The Khmer Empire flourished in the 13th century under the reign of Jayavarman VII until his death in 1219. The Khmer would eventually retreat from previously conquered Champa (modern day Vietnam) as well as endure a rebellion in the west (modern day Thailand), that seen the creation of the 1st Thai Kingdom of Sukhothai.

Instability in the empire over the following century magnified with future kings converting from Buddism to Hinduism, destroying an estimated 10,000 temples. The empire was even threatened by the Mongols under the great Kublai Khan, but war was avoided by paying tribute to Khan and China on a yearly basis.

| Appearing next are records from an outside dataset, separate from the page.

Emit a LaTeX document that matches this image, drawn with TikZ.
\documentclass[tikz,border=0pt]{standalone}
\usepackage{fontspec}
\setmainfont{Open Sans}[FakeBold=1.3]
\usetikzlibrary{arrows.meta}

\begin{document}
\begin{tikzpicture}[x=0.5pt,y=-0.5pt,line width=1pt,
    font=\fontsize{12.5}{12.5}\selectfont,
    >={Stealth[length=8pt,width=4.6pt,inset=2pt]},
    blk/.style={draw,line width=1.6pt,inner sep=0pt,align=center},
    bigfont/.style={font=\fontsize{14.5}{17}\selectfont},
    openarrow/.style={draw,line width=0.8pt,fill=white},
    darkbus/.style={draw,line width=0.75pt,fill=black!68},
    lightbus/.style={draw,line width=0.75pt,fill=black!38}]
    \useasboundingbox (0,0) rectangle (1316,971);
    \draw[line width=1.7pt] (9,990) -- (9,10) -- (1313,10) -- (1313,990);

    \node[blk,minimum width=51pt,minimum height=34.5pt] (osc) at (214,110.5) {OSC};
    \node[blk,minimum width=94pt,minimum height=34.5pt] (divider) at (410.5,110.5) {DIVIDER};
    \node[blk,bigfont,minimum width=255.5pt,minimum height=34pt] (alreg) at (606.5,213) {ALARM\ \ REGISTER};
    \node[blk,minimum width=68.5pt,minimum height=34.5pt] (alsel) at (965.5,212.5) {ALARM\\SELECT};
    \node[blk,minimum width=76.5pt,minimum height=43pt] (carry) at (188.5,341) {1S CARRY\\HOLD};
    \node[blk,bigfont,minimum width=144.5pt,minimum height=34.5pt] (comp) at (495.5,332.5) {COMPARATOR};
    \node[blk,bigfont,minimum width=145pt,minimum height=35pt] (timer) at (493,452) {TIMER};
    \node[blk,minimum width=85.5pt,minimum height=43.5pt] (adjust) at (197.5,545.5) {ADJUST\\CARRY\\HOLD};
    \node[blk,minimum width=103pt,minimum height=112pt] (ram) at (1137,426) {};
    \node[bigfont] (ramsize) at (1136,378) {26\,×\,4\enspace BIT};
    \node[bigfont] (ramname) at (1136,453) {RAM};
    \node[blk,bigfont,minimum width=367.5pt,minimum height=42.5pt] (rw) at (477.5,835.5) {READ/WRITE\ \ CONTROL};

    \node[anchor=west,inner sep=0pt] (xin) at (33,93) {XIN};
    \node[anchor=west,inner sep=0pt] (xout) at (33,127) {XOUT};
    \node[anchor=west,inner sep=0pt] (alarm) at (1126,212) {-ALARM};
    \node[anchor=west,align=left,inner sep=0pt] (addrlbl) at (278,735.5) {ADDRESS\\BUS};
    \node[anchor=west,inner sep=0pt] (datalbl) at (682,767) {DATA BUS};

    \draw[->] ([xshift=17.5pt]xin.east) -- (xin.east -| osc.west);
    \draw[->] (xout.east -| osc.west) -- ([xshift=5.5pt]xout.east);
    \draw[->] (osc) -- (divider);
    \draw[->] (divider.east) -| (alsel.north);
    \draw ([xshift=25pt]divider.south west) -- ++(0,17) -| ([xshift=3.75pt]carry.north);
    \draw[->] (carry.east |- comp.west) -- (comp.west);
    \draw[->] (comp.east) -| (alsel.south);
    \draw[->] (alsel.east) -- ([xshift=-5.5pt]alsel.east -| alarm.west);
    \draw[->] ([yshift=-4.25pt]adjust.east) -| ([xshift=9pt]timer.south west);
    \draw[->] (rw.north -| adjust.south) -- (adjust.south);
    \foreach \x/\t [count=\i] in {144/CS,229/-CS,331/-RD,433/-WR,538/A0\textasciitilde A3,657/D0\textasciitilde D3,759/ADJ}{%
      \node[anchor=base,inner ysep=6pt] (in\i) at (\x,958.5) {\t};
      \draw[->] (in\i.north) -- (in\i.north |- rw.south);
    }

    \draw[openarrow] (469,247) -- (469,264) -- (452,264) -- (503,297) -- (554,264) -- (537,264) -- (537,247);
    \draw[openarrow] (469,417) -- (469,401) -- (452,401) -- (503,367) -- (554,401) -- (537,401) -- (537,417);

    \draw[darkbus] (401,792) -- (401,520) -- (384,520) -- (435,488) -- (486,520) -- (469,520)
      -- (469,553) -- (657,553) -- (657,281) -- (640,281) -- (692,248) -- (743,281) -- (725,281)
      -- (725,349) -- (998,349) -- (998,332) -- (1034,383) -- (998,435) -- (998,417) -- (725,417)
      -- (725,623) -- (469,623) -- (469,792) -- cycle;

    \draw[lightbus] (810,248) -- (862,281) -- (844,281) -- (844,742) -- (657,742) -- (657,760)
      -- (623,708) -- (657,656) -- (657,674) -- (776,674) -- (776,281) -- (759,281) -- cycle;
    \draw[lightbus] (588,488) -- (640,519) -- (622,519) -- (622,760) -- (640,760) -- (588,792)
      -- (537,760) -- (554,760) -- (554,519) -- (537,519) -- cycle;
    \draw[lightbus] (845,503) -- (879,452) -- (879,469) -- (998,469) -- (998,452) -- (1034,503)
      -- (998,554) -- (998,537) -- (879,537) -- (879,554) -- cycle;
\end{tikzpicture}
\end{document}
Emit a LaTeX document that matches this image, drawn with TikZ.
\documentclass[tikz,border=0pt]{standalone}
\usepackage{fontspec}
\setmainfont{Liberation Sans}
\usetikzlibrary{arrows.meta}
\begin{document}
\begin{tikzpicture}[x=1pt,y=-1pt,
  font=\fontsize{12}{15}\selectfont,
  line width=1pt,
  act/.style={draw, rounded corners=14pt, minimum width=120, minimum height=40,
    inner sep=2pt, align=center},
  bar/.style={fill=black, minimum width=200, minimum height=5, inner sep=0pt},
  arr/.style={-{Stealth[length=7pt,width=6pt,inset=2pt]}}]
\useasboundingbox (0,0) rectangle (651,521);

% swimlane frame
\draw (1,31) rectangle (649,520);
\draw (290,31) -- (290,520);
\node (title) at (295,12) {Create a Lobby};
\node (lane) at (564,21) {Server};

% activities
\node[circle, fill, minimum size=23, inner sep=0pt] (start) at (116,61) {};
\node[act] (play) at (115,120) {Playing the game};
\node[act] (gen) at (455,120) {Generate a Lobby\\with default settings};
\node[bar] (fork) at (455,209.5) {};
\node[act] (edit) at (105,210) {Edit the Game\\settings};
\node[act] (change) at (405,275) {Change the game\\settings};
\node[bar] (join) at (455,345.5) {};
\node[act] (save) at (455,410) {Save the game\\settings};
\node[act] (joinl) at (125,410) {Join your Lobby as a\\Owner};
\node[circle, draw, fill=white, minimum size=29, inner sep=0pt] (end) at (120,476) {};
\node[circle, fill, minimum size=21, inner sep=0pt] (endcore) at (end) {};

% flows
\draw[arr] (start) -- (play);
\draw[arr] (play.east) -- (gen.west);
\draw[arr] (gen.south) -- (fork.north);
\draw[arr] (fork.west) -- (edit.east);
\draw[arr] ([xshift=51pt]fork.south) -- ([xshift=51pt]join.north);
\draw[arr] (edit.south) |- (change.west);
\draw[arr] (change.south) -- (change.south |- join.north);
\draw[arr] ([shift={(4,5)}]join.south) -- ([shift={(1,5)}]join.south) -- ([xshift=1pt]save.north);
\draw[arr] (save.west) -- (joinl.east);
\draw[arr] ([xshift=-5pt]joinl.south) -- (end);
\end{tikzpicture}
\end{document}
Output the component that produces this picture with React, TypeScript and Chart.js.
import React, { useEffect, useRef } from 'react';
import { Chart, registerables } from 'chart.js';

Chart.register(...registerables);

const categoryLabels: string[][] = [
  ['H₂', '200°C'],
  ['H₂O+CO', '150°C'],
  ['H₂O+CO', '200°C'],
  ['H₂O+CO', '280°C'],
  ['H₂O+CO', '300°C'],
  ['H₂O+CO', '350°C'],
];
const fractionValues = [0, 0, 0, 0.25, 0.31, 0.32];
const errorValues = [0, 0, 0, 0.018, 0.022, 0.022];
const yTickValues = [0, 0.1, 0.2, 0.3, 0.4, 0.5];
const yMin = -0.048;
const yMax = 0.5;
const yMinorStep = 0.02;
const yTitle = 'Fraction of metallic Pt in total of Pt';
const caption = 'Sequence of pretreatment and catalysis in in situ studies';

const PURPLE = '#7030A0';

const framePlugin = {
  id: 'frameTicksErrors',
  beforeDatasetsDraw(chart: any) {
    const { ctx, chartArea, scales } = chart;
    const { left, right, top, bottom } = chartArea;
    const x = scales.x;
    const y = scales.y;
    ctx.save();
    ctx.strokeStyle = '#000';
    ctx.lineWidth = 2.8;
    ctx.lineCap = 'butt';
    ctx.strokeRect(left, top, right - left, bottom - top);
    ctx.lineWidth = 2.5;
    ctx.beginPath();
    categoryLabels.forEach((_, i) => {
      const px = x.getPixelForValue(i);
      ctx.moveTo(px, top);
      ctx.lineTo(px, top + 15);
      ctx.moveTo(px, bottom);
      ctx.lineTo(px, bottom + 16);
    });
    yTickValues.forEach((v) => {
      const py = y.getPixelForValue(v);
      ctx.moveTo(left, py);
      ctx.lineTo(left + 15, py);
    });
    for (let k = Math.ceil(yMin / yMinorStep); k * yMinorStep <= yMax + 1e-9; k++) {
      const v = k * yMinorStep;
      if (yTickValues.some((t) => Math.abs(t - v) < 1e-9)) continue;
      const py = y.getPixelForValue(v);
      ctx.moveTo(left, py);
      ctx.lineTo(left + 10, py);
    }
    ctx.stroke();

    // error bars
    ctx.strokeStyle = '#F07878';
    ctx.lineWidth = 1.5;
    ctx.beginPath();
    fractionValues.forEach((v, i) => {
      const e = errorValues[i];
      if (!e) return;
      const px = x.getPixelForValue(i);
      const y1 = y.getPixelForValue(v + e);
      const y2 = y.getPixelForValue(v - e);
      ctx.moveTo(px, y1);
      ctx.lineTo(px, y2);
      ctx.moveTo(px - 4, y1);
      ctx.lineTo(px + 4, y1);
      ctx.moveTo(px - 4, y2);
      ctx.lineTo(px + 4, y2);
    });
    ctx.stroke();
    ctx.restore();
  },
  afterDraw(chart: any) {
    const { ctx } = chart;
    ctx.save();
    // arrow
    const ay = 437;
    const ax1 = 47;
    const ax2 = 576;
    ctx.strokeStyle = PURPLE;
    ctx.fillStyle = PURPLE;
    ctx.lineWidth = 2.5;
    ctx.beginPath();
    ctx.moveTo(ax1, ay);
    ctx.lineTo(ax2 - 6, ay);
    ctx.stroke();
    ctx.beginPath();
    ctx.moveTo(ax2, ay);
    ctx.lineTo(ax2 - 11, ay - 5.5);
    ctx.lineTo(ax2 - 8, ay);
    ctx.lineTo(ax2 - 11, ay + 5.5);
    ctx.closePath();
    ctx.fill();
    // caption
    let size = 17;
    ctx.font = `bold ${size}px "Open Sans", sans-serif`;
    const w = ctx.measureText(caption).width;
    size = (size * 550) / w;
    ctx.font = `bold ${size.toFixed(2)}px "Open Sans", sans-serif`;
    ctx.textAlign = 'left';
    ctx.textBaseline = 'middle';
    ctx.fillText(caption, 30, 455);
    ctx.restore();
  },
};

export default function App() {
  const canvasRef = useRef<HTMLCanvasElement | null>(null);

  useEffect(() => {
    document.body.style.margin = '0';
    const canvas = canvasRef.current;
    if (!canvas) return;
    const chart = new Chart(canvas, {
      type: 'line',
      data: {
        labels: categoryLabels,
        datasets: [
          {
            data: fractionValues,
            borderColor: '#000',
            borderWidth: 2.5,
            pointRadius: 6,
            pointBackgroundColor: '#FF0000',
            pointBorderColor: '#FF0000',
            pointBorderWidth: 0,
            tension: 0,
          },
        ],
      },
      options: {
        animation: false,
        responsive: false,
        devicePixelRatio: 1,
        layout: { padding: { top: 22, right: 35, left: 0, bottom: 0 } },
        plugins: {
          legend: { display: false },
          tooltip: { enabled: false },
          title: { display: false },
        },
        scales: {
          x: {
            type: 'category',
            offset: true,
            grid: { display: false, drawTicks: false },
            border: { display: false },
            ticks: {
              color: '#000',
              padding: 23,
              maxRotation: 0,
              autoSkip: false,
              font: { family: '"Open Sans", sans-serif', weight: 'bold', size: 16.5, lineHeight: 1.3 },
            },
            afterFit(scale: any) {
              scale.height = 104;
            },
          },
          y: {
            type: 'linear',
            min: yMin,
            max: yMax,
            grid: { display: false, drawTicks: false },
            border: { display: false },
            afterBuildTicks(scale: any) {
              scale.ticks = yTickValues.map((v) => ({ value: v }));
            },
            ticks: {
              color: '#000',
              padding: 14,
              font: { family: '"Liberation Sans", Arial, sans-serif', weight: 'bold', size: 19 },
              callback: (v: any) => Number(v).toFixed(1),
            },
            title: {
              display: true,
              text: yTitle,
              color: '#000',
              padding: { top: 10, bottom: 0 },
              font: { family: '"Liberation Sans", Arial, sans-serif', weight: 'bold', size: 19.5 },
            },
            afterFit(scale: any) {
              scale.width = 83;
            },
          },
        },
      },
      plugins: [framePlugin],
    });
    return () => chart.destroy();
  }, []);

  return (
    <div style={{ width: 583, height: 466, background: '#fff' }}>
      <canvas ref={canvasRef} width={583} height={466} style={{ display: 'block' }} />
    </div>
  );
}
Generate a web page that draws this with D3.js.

By the 14th century Theravada Buddism emerged, a new school of Buddism, which was spreading throughout the Southeast regions of Asia and Sri Lanka. The decline and end of Angkor after 1327 is believed to be because of the adoptions of the new school of Buddism and the subsequent loss of royal authority and lack of workers. The complex water management system began to fail due to long droughts and loss of valuable harvests.

In AD1389 the Thai's attacked Angkor, and the city fell into their hands. The 15th-century conquest of the Khmer kingdom by The Kingdom of Siam resulted in the final abandonment of Angkor in 1431. The city was looted and enslaved, and eventually deserted with the capital moving eastward to what is now Cambodia's modern day capital of Phnom Penh.

Ancient Angkor was said to be the largest pre-industrial city in the world, with an expansive infrastructure that connected an ancient metropolis upwards of 1,000 sq km. The elaborate water management system supported an estimated population of 750,000 to 1 million people at its zenith, making it the largest urban sprawl in the world.

Located almost 320 km to the North-West of Cambodia's modern day capital of Phnom Penh, Angkor is one of the most mysterious and beautiful historical sites in the world. Isolated and surrounded by thick jungle, Angkor sat hidden from the western world for centuries until westerners came across the temples in the 16th Century. Archeologists in the 19th Century would begin to explore Angkor (pictured above), discovering and deciphering ancient scripts on the temples and stone sculptures that started to piece together the history of this "Lost World" of the Khmer Empire. Many leading historians believe that the rise and subsequent fall of the Khmer Empire (Southeast Asia's most powerful between the 9th and 14th centuries) was due to the great success and then failure of it's complex water management system.